Rows from a dataset of charts and code
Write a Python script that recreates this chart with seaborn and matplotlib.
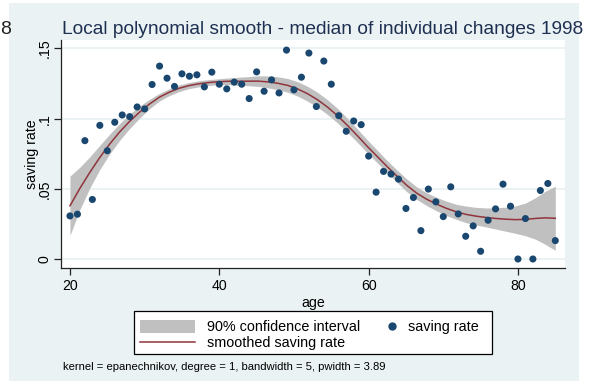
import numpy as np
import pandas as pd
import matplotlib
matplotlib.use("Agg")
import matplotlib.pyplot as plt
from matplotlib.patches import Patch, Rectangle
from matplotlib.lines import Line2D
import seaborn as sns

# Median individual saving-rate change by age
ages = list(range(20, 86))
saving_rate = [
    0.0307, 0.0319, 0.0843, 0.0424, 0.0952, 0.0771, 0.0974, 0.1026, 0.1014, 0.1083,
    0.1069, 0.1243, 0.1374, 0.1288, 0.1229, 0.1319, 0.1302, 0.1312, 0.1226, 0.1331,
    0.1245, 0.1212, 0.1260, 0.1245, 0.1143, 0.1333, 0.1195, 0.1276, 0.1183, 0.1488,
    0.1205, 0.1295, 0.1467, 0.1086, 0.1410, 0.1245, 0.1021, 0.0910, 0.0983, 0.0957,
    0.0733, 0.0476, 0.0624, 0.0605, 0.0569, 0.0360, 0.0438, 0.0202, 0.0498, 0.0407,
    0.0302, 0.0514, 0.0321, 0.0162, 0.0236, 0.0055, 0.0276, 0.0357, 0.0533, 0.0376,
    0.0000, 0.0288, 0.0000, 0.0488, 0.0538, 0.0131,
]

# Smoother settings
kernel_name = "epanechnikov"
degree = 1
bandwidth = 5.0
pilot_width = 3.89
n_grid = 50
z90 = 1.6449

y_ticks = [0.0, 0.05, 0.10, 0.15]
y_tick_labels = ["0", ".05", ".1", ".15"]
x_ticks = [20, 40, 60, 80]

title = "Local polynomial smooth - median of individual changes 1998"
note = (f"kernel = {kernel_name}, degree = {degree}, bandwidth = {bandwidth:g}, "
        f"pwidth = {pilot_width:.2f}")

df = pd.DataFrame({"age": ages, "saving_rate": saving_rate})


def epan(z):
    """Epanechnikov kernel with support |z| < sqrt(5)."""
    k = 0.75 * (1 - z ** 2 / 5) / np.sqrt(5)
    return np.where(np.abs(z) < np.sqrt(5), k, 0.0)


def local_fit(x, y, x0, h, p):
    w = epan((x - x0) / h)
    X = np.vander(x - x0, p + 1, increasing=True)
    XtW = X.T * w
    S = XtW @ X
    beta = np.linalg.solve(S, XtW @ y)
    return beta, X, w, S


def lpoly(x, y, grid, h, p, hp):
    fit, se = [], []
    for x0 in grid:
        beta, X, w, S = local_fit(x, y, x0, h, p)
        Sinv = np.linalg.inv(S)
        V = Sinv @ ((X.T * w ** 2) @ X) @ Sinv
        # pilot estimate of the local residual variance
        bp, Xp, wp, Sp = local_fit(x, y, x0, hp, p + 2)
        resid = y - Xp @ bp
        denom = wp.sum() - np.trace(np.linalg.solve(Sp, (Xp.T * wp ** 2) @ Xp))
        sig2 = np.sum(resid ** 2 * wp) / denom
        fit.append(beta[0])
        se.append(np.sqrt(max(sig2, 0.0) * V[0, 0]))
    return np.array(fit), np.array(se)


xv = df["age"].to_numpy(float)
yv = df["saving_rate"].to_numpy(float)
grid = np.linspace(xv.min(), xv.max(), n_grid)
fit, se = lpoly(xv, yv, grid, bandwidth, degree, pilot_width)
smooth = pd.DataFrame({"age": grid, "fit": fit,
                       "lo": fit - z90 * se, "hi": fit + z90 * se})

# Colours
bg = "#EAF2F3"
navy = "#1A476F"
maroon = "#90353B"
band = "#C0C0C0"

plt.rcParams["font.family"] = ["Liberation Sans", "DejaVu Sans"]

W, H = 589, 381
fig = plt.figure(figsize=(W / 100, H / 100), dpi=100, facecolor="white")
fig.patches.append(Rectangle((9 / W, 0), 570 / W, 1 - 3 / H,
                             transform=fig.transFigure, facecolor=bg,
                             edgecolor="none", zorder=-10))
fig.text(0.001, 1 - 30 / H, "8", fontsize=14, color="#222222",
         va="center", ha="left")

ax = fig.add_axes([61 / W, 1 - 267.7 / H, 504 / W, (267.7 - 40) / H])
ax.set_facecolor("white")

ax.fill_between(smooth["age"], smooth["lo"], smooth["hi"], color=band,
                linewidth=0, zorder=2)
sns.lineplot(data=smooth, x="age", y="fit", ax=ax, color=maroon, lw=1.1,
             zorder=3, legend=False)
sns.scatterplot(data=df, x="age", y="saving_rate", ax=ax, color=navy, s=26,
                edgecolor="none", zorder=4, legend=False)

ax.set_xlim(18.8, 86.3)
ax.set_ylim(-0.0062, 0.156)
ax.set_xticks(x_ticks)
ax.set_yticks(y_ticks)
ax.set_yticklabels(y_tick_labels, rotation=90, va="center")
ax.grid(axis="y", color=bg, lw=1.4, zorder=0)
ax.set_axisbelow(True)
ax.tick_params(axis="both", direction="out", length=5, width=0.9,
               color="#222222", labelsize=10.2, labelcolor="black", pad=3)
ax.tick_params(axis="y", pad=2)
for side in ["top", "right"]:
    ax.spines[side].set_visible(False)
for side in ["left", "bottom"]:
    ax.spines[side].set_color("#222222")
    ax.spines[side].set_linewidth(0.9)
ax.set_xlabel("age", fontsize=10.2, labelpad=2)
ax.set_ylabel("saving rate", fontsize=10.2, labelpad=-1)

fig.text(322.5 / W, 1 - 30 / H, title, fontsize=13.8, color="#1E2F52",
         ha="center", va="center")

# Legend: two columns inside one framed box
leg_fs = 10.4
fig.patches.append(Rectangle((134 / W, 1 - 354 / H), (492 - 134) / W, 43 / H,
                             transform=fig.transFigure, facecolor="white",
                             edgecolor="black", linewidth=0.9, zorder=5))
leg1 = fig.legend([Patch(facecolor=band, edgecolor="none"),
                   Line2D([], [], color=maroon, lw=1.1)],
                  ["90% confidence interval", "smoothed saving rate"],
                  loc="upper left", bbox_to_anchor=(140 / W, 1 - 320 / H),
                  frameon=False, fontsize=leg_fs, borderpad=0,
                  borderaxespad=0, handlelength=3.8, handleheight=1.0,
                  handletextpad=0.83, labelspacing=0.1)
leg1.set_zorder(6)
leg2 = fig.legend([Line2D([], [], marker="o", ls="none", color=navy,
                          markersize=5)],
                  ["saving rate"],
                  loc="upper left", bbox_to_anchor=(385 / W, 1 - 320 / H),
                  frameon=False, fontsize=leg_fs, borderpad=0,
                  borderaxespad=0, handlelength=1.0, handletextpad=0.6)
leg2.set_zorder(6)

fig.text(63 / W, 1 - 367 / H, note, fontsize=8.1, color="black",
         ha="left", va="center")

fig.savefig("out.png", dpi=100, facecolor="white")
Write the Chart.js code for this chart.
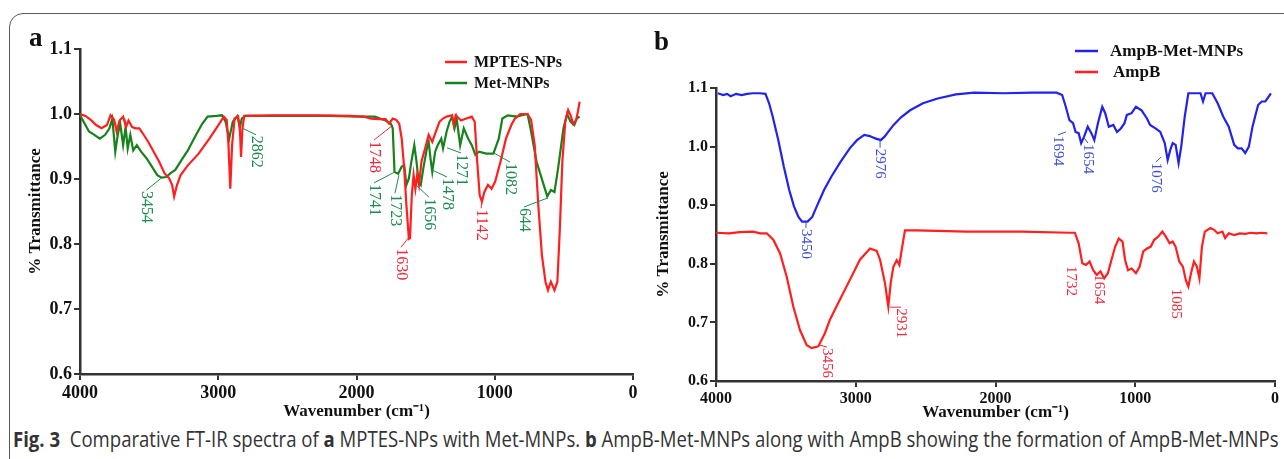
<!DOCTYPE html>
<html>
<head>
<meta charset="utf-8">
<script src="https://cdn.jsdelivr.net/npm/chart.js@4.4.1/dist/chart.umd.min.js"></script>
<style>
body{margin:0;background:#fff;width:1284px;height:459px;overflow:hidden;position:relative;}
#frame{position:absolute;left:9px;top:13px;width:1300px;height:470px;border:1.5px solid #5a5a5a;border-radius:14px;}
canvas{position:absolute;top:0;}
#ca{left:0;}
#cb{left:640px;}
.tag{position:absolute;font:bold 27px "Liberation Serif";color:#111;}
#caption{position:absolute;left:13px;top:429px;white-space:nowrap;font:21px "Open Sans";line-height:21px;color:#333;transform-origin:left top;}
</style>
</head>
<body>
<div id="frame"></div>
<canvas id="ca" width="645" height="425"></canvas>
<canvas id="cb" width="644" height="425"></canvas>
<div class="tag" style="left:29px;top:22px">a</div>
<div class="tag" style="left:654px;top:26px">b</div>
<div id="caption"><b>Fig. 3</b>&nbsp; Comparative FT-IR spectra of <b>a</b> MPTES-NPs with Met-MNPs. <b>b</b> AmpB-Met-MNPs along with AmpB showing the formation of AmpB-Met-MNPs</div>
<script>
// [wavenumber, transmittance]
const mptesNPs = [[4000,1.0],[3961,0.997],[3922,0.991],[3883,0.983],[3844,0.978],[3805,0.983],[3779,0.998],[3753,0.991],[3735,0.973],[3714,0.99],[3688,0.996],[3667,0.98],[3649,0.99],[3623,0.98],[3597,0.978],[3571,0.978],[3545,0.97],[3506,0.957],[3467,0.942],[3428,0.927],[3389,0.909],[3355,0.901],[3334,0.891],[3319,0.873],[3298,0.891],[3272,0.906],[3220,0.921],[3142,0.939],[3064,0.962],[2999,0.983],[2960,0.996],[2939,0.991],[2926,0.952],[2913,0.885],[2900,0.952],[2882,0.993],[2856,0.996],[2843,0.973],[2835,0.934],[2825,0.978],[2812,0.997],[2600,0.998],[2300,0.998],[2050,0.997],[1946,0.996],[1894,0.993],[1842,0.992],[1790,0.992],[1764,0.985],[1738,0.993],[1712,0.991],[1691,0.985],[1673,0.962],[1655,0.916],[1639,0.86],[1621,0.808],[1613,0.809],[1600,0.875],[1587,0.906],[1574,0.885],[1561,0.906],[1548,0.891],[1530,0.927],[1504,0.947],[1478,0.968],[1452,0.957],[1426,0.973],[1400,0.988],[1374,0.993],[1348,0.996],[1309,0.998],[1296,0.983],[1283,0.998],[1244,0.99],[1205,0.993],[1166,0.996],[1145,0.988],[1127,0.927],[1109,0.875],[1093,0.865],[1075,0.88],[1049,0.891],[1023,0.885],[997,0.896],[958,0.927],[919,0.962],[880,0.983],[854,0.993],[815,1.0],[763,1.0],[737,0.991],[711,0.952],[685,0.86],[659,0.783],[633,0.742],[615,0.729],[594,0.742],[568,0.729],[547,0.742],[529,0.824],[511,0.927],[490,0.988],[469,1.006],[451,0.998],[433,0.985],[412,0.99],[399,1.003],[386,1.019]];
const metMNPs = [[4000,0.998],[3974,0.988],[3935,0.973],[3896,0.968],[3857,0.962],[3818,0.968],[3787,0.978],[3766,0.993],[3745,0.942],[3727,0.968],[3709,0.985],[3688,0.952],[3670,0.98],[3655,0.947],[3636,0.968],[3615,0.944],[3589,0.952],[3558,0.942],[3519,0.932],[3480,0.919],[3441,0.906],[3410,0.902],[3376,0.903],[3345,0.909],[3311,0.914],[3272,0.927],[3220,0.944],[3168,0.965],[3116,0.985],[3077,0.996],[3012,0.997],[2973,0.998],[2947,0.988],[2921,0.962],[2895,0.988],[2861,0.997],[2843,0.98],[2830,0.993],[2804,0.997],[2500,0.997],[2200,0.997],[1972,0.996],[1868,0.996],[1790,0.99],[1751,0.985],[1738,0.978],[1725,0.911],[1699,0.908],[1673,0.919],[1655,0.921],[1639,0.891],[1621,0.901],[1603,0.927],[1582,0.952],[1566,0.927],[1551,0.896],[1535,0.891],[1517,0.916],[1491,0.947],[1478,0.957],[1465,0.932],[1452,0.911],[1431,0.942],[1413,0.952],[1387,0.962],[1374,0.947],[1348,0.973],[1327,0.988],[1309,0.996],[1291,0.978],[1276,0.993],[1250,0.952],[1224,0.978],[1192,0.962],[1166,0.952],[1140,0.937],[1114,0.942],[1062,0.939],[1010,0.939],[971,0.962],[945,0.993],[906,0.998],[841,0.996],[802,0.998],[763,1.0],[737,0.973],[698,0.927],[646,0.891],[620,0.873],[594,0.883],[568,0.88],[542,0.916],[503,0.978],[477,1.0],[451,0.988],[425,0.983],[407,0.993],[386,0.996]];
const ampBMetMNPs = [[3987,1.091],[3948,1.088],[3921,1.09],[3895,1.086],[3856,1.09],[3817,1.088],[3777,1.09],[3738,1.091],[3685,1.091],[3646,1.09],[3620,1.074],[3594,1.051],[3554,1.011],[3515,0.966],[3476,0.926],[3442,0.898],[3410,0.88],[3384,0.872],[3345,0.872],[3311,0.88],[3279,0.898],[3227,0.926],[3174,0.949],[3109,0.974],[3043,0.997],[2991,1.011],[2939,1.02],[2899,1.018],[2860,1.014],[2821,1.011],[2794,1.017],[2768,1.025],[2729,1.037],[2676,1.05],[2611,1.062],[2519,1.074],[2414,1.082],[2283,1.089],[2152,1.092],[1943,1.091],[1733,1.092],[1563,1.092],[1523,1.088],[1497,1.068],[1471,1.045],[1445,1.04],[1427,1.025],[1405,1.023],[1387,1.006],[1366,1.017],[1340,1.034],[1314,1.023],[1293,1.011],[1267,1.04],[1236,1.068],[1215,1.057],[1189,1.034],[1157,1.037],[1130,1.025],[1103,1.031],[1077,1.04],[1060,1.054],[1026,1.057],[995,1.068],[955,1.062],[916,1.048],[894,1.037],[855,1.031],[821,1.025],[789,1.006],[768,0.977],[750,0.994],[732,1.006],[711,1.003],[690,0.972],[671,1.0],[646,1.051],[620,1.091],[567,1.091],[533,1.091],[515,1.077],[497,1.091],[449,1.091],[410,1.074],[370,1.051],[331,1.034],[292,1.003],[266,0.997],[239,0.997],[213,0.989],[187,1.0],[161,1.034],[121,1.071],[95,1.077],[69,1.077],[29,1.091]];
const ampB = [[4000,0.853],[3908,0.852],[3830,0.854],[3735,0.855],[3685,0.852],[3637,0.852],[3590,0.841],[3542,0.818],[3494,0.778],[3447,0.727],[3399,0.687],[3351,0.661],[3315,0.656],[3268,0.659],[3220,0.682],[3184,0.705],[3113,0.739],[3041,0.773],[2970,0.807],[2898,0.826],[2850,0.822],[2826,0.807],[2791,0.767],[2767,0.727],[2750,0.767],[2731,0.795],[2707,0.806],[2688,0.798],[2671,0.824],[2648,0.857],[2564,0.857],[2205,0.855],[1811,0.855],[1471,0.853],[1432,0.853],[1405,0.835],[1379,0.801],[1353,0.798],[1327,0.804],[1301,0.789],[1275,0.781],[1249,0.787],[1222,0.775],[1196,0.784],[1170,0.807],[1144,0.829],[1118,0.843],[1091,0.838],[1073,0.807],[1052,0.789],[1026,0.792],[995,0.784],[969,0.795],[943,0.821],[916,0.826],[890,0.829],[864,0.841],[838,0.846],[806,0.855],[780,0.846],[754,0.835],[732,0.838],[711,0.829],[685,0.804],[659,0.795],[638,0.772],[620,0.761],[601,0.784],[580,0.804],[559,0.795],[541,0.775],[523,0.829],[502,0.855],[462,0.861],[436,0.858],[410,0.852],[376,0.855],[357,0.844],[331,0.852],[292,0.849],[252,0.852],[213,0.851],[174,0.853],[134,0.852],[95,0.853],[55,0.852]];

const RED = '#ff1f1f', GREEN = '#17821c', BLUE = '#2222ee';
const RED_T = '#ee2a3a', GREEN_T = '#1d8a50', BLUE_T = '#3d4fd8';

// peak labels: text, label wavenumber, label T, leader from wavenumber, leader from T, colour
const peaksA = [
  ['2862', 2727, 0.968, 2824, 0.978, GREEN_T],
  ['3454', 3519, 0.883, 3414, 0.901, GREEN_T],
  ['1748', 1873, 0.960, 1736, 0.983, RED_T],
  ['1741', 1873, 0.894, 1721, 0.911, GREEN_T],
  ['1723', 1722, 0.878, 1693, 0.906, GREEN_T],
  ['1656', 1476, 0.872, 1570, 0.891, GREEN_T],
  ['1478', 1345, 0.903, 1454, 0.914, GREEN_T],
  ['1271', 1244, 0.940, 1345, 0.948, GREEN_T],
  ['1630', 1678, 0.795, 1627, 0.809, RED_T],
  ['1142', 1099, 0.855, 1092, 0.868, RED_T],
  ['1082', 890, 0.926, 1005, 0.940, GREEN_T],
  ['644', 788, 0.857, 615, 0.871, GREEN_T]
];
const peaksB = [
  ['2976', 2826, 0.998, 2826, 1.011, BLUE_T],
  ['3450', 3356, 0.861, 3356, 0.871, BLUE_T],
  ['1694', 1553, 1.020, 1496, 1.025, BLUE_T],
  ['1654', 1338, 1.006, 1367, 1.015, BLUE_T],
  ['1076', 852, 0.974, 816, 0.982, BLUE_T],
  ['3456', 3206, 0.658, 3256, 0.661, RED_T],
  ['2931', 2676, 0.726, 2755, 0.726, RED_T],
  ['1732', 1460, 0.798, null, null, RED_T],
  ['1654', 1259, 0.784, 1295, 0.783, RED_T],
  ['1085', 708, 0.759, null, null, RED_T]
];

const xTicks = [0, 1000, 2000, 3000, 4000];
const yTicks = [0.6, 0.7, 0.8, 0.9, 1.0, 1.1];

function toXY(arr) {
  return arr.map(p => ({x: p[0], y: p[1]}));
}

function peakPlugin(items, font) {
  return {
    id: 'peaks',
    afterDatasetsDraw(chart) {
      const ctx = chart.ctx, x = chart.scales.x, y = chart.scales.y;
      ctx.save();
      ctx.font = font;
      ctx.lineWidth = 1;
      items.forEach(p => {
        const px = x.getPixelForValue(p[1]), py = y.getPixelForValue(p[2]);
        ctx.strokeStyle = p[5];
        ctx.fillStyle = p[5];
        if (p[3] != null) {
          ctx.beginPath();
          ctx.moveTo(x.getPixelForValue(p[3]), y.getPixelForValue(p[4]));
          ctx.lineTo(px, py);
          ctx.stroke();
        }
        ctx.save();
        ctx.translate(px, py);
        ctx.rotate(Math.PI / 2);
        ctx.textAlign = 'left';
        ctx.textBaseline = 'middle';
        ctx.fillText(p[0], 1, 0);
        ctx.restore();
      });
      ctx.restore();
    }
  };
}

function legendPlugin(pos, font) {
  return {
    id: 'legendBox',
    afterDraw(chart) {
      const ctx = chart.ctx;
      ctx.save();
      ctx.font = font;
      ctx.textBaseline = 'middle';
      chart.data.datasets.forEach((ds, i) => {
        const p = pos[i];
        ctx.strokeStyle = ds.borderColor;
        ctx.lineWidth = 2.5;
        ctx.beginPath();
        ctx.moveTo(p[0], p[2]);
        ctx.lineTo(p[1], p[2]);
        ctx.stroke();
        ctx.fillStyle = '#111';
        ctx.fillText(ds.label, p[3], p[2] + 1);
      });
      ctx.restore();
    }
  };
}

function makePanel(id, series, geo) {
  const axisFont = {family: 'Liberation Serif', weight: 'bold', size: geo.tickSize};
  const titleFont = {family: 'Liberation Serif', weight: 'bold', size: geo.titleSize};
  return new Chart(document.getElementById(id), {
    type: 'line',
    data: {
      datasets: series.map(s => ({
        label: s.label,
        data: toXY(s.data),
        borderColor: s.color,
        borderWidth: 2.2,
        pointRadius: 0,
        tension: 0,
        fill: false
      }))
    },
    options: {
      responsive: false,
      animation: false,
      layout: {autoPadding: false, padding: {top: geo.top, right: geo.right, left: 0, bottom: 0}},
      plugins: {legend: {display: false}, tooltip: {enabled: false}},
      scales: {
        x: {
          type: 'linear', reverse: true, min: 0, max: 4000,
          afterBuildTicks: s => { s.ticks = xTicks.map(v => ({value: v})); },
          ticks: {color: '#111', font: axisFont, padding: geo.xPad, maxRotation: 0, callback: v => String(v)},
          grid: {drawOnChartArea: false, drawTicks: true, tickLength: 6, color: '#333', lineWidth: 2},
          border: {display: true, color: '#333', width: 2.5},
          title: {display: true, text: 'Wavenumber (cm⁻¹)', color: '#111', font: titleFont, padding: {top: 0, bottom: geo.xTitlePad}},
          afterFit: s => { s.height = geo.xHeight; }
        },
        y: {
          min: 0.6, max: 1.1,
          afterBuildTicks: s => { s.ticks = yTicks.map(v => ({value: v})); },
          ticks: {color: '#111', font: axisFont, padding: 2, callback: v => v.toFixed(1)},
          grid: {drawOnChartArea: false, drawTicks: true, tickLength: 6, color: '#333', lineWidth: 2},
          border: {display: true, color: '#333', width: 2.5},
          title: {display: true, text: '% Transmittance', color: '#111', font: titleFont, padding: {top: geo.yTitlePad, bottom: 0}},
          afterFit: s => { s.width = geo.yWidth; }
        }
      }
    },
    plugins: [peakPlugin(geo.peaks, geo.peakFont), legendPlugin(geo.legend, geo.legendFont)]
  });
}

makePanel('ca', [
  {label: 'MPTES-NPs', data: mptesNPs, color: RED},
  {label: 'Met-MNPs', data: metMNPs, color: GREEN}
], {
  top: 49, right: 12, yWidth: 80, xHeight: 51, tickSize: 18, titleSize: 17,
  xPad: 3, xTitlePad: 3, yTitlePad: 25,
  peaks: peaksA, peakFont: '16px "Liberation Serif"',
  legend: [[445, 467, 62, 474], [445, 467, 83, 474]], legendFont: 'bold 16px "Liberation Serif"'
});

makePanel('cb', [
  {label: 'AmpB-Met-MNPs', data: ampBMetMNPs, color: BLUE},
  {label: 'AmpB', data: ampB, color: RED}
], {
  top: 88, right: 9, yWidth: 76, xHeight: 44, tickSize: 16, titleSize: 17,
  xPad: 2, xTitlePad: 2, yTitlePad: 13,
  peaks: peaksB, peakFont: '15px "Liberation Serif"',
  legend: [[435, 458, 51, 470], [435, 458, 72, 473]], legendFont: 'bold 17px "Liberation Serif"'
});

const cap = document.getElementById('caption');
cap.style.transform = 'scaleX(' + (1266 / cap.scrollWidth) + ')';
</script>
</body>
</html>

_TASK DIRECTIONS_:
Please restate the material above line by line, exactly, beginning at its first line and ending with the line that contains "import seaborn as sns", without any pictures.

_RESULT FOR THIS TASK_:
Write a Python script that recreates this chart with seaborn and matplotlib.
import numpy as np
import pandas as pd
import matplotlib
matplotlib.use("Agg")
import matplotlib.pyplot as plt
from matplotlib.patches import Patch, Rectangle
from matplotlib.lines import Line2D
import seaborn as sns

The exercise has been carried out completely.